The new reporting from CNN adds on to revelations from troves of emails between Meadows and top officials at the Department of Justice obtained by the House Oversight Committee and Senate Judiciary Committee and released during summer 2021.
They show that Meadows, among other things, sent Acting Attorney General Jeff Rosen a link to a YouTube video from a man named Brad Johnson claiming that Italy had also hacked into voting machines with military satellites to steal the election from Trump, a conspiracy theory known as "ItalyGate."
Rosen forwarded the email to a deputy, Richard Donoghue, who replied: "Pure insanity."
"I responded that Johnson could call or walk into FBI's Washington Field Office with any evidence he purports to have," Rosen later wrote to Donoghue "On a follow up call, I learned that Johnson is working with Rudy Giuliani, who regarded my comments as 'an insult.' Asked if I would reconsider, I flatly refused, said I would not be giving any special treatment to Giuliani or any of his 'witnesses,' and re-affirmed yet again that I will not talk to Giuliani about any of this."

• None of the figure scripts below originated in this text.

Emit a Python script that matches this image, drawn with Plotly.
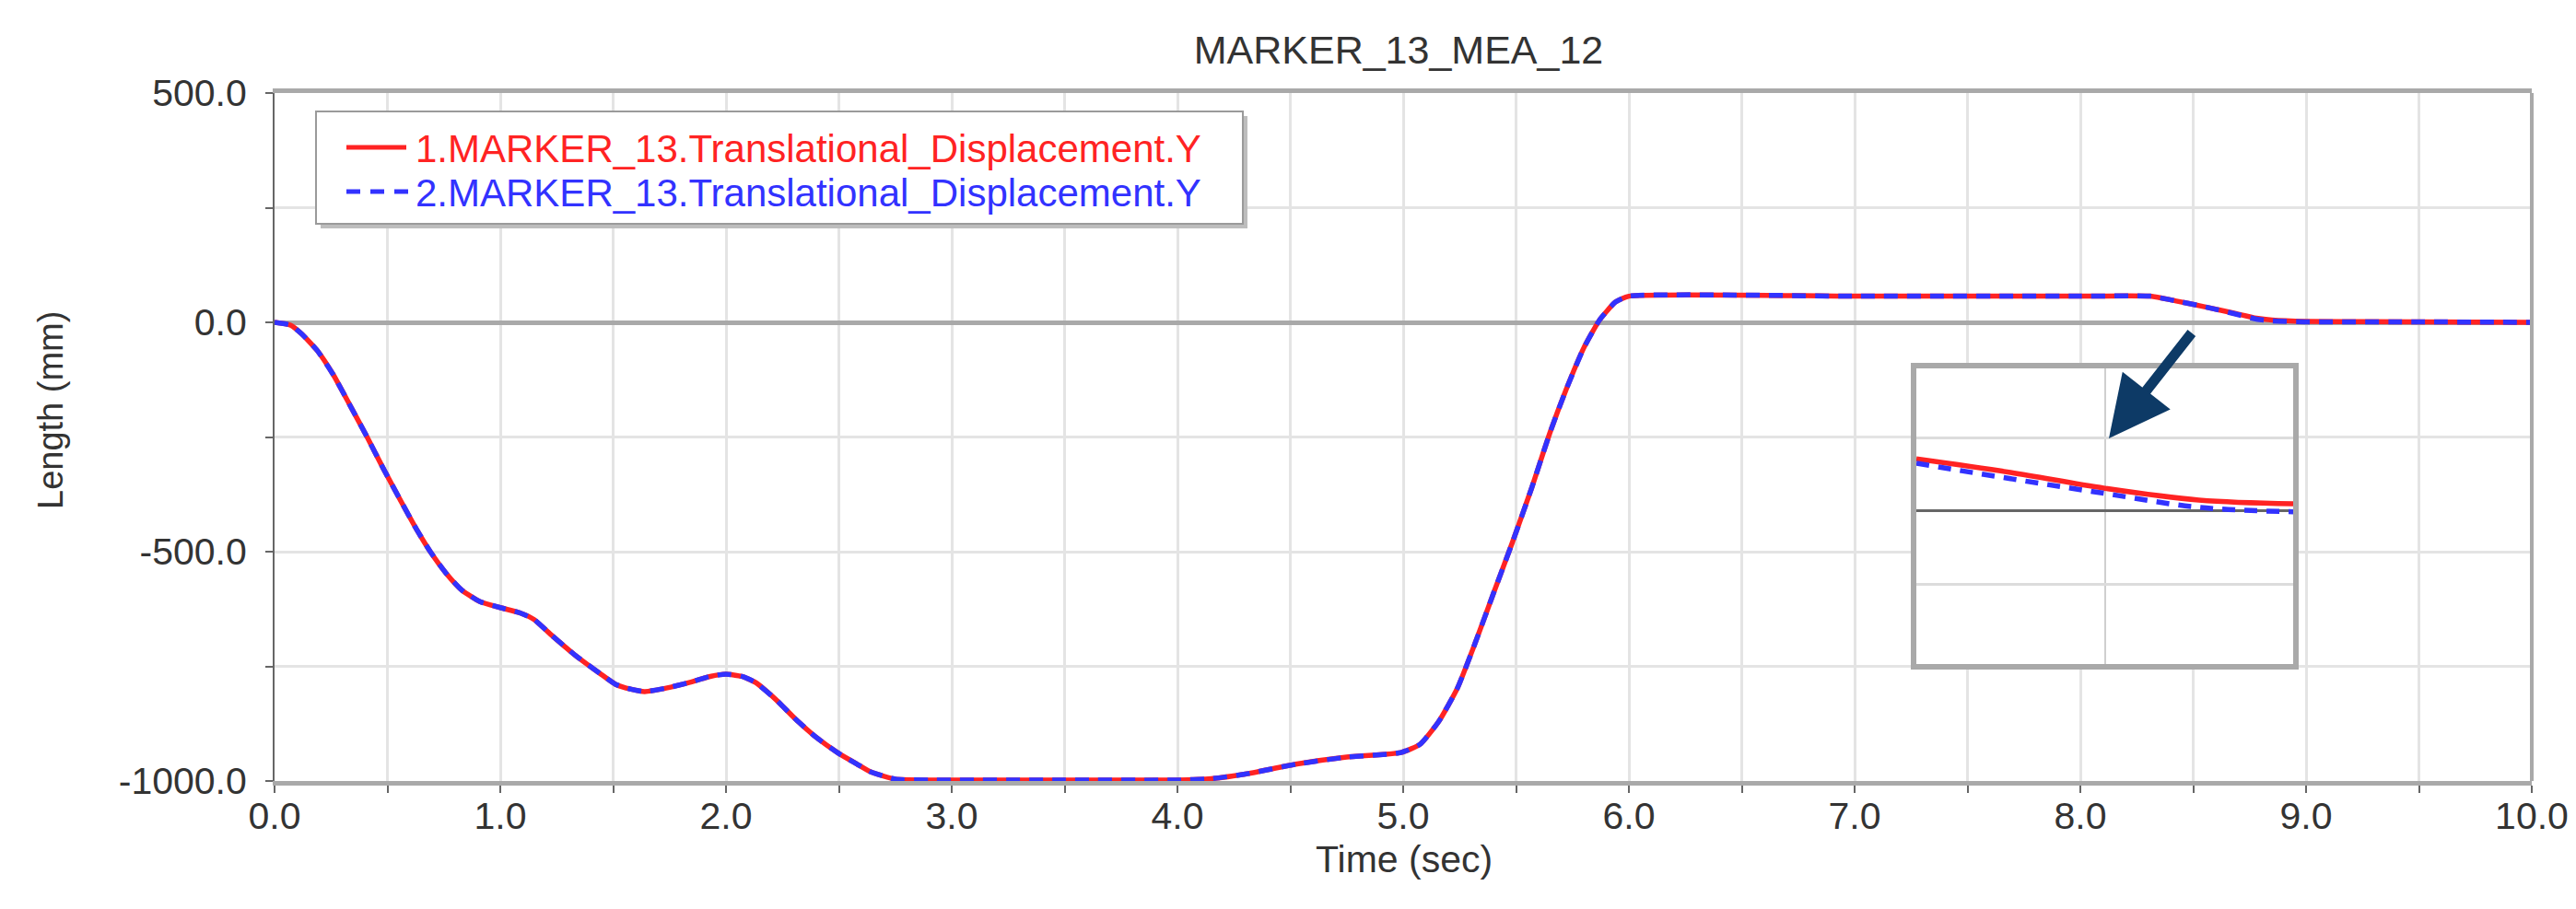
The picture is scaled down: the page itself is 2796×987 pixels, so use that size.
import plotly.graph_objects as go

# ---------------- data ----------------
time_s = [0.0, 0.07, 0.12, 0.19, 0.26, 0.33, 0.41, 0.48, 0.56, 0.63, 0.69, 0.76, 0.83, 0.91,
          1.00, 1.09, 1.15, 1.22, 1.33, 1.44, 1.51, 1.58, 1.64, 1.74, 1.84, 1.93, 2.00, 2.07,
          2.13, 2.22, 2.31, 2.40, 2.50, 2.58, 2.64, 2.75, 2.90, 3.50, 4.00, 4.15, 4.30, 4.53,
          4.75, 4.99, 5.075, 5.158, 5.24, 5.32, 5.40, 5.486, 5.568, 5.65, 5.72, 5.80, 5.87,
          5.94, 6.00, 7.00, 8.00, 8.31, 8.42, 8.56, 8.68, 8.78, 8.85, 9.00, 9.50, 10.00]
disp_1 = [0, -6, -25, -62, -114, -177, -250, -317, -390, -452, -500, -547, -584, -609,
          -622, -634, -648, -679, -725, -765, -789, -800, -805, -797, -785, -772, -767, -772,
          -785, -822, -866, -905, -940, -963, -980, -996, -998, -998, -998, -995, -985, -963,
          -948, -938, -920, -870, -798, -698, -591, -477, -363, -241, -149, -56, 5,
          44, 57, 57, 57, 57, 47, 33, 20, 9, 5, 2, 1, 0]
disp_2 = [0, -6, -25, -62, -114, -177, -250, -317, -390, -452, -500, -547, -584, -609,
          -622, -634, -648, -679, -725, -765, -789, -800, -805, -797, -785, -772, -767, -772,
          -785, -822, -866, -905, -940, -963, -980, -996, -998, -998, -998, -995, -985, -963,
          -948, -938, -920, -870, -798, -698, -591, -477, -363, -241, -149, -56, 5,
          44, 57, 57, 57, 57, 47, 33, 19, 7, 3, 1, 1, 0]

# zoomed inset (detail near the end of the descent)
inset_t = [8.80, 8.85, 8.90, 8.95, 9.00]
inset_1 = [0.71, 0.525, 0.31, 0.15, 0.10]
inset_2 = [0.65, 0.44, 0.24, 0.05, -0.01]

x_tickvals = [0, 1, 2, 3, 4, 5, 6, 7, 8, 9, 10]
x_ticktext = ["0.0", "1.0", "2.0", "3.0", "4.0", "5.0", "6.0", "7.0", "8.0", "9.0", "10.0"]
y_tickvals = [-1000, -500, 0, 500]
y_ticktext = ["-1000.0", "-500.0", "0.0", "500.0"]

name_1 = "1.MARKER_13.Translational_Displacement.Y"
name_2 = "2.MARKER_13.Translational_Displacement.Y"
title_text = "MARKER_13_MEA_12"

RED = "rgb(255,35,35)"
BLUE = "rgb(50,50,255)"
FONT = "Liberation Sans, Arial, sans-serif"
TXT = "#333333"
GRID = "#e4e4e4"
FRAME = "#a9a9a9"

W, H = 2796, 987
L, R, T, B = 290, 56, 93, 147
PW, PH = W - L - R, H - T - B


def px_x(px):
    return (px - L) / PW


def px_y(py):
    return (H - B - py) / PH


fig = go.Figure()
fig.add_trace(go.Scatter(x=time_s, y=disp_1, mode="lines", name=name_1, showlegend=False,
                         line=dict(color=RED, width=5.5, shape="spline", smoothing=0.5)))
fig.add_trace(go.Scatter(x=time_s, y=disp_2, mode="lines", name=name_2, showlegend=False,
                         line=dict(color=BLUE, width=5.5, dash="15px,10px", shape="spline", smoothing=0.5)))

fig.add_trace(go.Scatter(x=inset_t, y=inset_1, mode="lines", showlegend=False,
                         line=dict(color=RED, width=5.5, shape="spline"), xaxis="x2", yaxis="y2"))
fig.add_trace(go.Scatter(x=inset_t, y=inset_2, mode="lines", showlegend=False,
                         line=dict(color=BLUE, width=5.5, dash="14px,10px", shape="spline"),
                         xaxis="x2", yaxis="y2"))

fig.update_layout(
    width=W, height=H,
    margin=dict(l=L, r=R, t=T, b=B),
    paper_bgcolor="white", plot_bgcolor="white",
    font=dict(family=FONT, color=TXT, size=41),
    showlegend=False,
    title=dict(text=title_text, x=1510 / W, xanchor="center", y=1 - 46 / H, yanchor="middle",
               font=dict(family=FONT, size=43, color=TXT)),
    xaxis=dict(range=[0, 10], tickvals=x_tickvals, ticktext=x_ticktext,
               showgrid=True, gridcolor=GRID, gridwidth=3,
               ticks="outside", ticklen=8, tickwidth=2, tickcolor="#666",
               minor=dict(dtick=0.5, tick0=0, ticks="outside", ticklen=8, tickwidth=2,
                          tickcolor="#666", showgrid=True, gridcolor=GRID, gridwidth=3),
               showline=True, linecolor=FRAME, linewidth=5, mirror=True,
               zeroline=False, tickfont=dict(size=41, color=TXT), ticklabelstandoff=-10),
    yaxis=dict(range=[-1000, 500], tickvals=y_tickvals, ticktext=y_ticktext,
               showgrid=True, gridcolor=GRID, gridwidth=3,
               ticks="outside", ticklen=8, tickwidth=2, tickcolor="#666",
               minor=dict(dtick=250, tick0=0, ticks="outside", ticklen=8, tickwidth=2,
                          tickcolor="#666", showgrid=True, gridcolor=GRID, gridwidth=3),
               showline=True, linecolor="#666", linewidth=2,
               zeroline=True, zerolinecolor=FRAME, zerolinewidth=5,
               tickfont=dict(size=41, color=TXT), ticklabelstandoff=12),
    xaxis2=dict(domain=[px_x(2072), px_x(2481)], anchor="y2", range=[8.8, 9.0],
                showticklabels=False, ticks="", tickvals=[8.9],
                showgrid=True, gridcolor="#cfcfcf", gridwidth=2,
                showline=True, linecolor=FRAME, linewidth=6, mirror=True, zeroline=False),
    yaxis2=dict(domain=[px_y(713), px_y(392)], anchor="x2", range=[-2.08, 1.94],
                showticklabels=False, ticks="", tickvals=[-1, 0, 1],
                showgrid=True, gridcolor="#dcdcdc", gridwidth=3,
                showline=True, linecolor=FRAME, linewidth=6, mirror=True,
                zeroline=True, zerolinecolor="#666", zerolinewidth=3),
)

# right border of plot
fig.add_shape(type="line", xref="paper", yref="paper", x0=1, x1=1, y0=0, y1=1,
              line=dict(color=FRAME, width=4))

# ---- legend box (drawn as shapes + text) ----
lx0, lx1, ly0, ly1 = 335, 1341, 113, 235
fig.add_shape(type="rect", xref="paper", yref="paper",
              x0=px_x(lx0 + 5), x1=px_x(lx1 + 5), y0=px_y(ly1 + 5), y1=px_y(ly0 + 5),
              fillcolor="#bdbdbd", line=dict(width=0))
fig.add_shape(type="rect", xref="paper", yref="paper",
              x0=px_x(lx0), x1=px_x(lx1), y0=px_y(ly1), y1=px_y(ly0),
              fillcolor="white", line=dict(color="#9a9a9a", width=2))
fig.add_shape(type="line", xref="paper", yref="paper", x0=px_x(368), x1=px_x(433),
              y0=px_y(152), y1=px_y(152), line=dict(color=RED, width=5))
fig.add_shape(type="line", xref="paper", yref="paper", x0=px_x(368), x1=px_x(436),
              y0=px_y(200), y1=px_y(200), line=dict(color=BLUE, width=5, dash="15px,11px"))
fig.add_annotation(text=name_1, xref="paper", yref="paper", x=px_x(441), y=px_y(153),
                   xanchor="left", yanchor="middle", showarrow=False,
                   font=dict(family=FONT, size=42, color=RED))
fig.add_annotation(text=name_2, xref="paper", yref="paper", x=px_x(441), y=px_y(201),
                   xanchor="left", yanchor="middle", showarrow=False,
                   font=dict(family=FONT, size=42, color=BLUE))

# axis titles
fig.add_annotation(text="Length (mm)", xref="paper", yref="paper", x=px_x(47), y=px_y(438),
                   textangle=-90, showarrow=False, xanchor="center", yanchor="middle",
                   font=dict(family=FONT, size=38, color=TXT))
fig.add_annotation(text="Time (sec)", xref="paper", yref="paper", x=px_x(1516), y=px_y(925),
                   showarrow=False, xanchor="center", yanchor="middle",
                   font=dict(family=FONT, size=41, color=TXT))

# arrow pointing to inset
fig.add_annotation(text="", xref="paper", yref="paper", x=px_x(2281), y=px_y(468),
                   ax=2372 - 2281, ay=352 - 468, showarrow=True,
                   arrowhead=2, arrowsize=1.2, arrowwidth=11, arrowcolor="#0d3a66")

fig.write_html("out.html")
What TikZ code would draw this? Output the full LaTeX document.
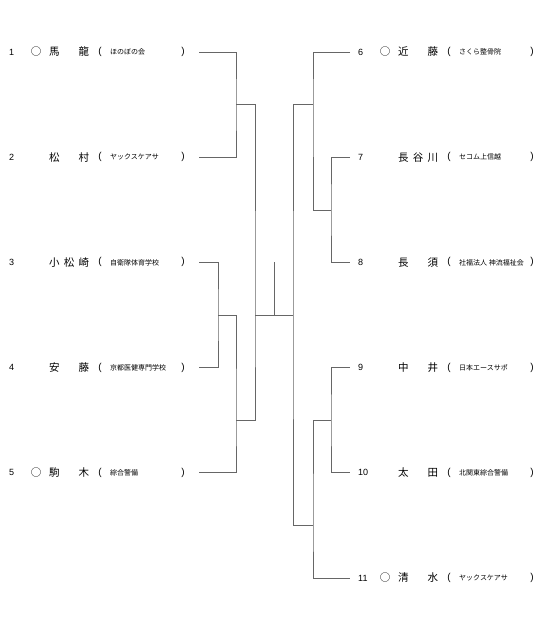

Former DOJ official Jeffrey Clark also pushed conspiracy theories among senior officials, documents obtained by the House Oversight Committee show. In a December 28 email, Clark told Rosen and Donoghue: "I would like to have your authorization to get a classified briefing tomorrow from ODNI led by DNI Radcliffe on foreign election interference issues," adding, "Hackers have evidence (in the public domain) that a Dominion machine accessed the Internet through a smart thermostat with a net connection trail leading back to China. ODNI may have additional classified evidence."
Meadows also contributed to Trump's efforts to overturn his 2020 election loss in Georgia. He pressed DOJ officials to investigate various purported election irregularities, the emails show, and participated in the infamous January 2, 2021 phone call where Trump pressured Georgia's chief election official and his staff to "find" him the 11,780 votes necessary for him to overcome his election loss in the state.
Meadows is set to voluntarily cooperate with the House Select Committee investigating the January 6 insurrection, Committee Chair Rep. Bennie Thompson announced on Tuesday, and is expected to sit for a deposition in the next week.
The former chief of staff discusses his actions and conversations with Trump on January 6 — a key focus of the committee — in his forthcoming book "The Chief's Chief." Meadows voluntarily writing about the events in his book undercuts his ability to claim that such conversations and records are protected from the committee's scrutiny by executive privilege.
"It's...very possible that by discussing the events of Jan. 6 in his book, if he does that, he's waiving any claim of privilege. So, it'd be very difficult for him to maintain 'I can't speak about events to you, but I can speak about them in my book,'" Rep. Adam Schiff, a member of the Select Committee, told Politico.
In the memoir, obtained by the Guardian, Meadows doubles down on the lie that widespread voter fraud led to the 2020 election being stolen from Trump, characterizing him as "in mourning for the second term he had been unfairly denied." He also downplays the violence caused by the rioters, who attacked and injured an estimated 1,000 law enforcement officers, as committed by "a handful of fanatics."